In fact, the only difference that was found to be significant (and this is not new), was that the variability amongst male students is larger than that of females, meaning guys have more of the extreme scores on either end. However, on average, as the study actually states, "the general population no longer shows a gender difference in math skills."

 
At July 29, 2008 11:52 AM, Blogger Ezzie said...

(and this is not new), was that the variability amongst male students is larger than that of females, meaning guys have more of the extreme scores on either end.

Agreed!

From the WSJ's Best of the Web, here's the point:

As Hyde and her colleagues looked across the data for states' testing, they found something they didn't expect: In most states they reviewed, and at most grade levels, there weren't any questions that involved complex problem-solving, an ability needed to succeed in high levels of science and math. . . .

That might be a glaring omission, said Stephen Camarata, a Vanderbilt University professor who has researched the issue but was not involved in the study.

"We need to know that, if our measures aren't capturing some aspect of math that's important," Camarata said. "Then we can decide whether there's an actual male or female advantage."

Math, as Charles Murray explained in a 2005 Commentary essay, is "the most abstract field" in the sciences, and also the one in which the achievement gap between the sexes is greatest: "The number of great female mathematicians is approximately two (Emmy Noether definitely, Sonya Kovalevskaya maybe)."

Thus, as it turns out, the findings of the study are entirely consistent with the hypothesis that boys and men tend to be better at math than their female counterparts.

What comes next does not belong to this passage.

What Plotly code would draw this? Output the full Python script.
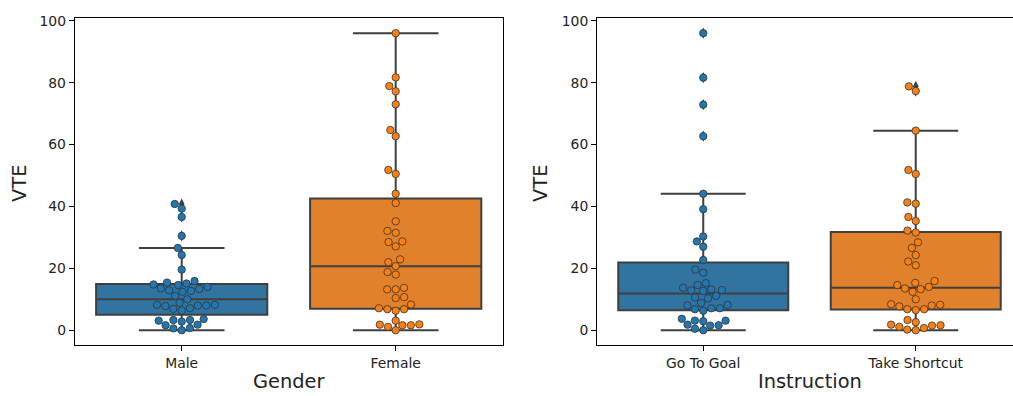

No child left behind--equal ignorance for all!

Okay (Ezzie now) - the point you made above about the extremes on both ends is somewhat my point. While on *average* men and women do the same, the men hit the high extreme far more than women. That means that among those who are going into (say) engineering, you're presumably taking from a pool that's on the high end of the spectrum in math. On that high end, the men - who hit the extremes more - will be far more prevalent than the women, and will likely have an easier go of it. That both sexes can handle the less abstract math in younger grades is no great deal; the issue is when you get to the more complex stuff, where only a few succeed, that you find men being far more successful. By taking out the complex problems on those tests, yes, it showed girls and boys to be equal - but as you get into the complex math, the women who are around will suddenly find that they are having a much harder time of it than the men who are.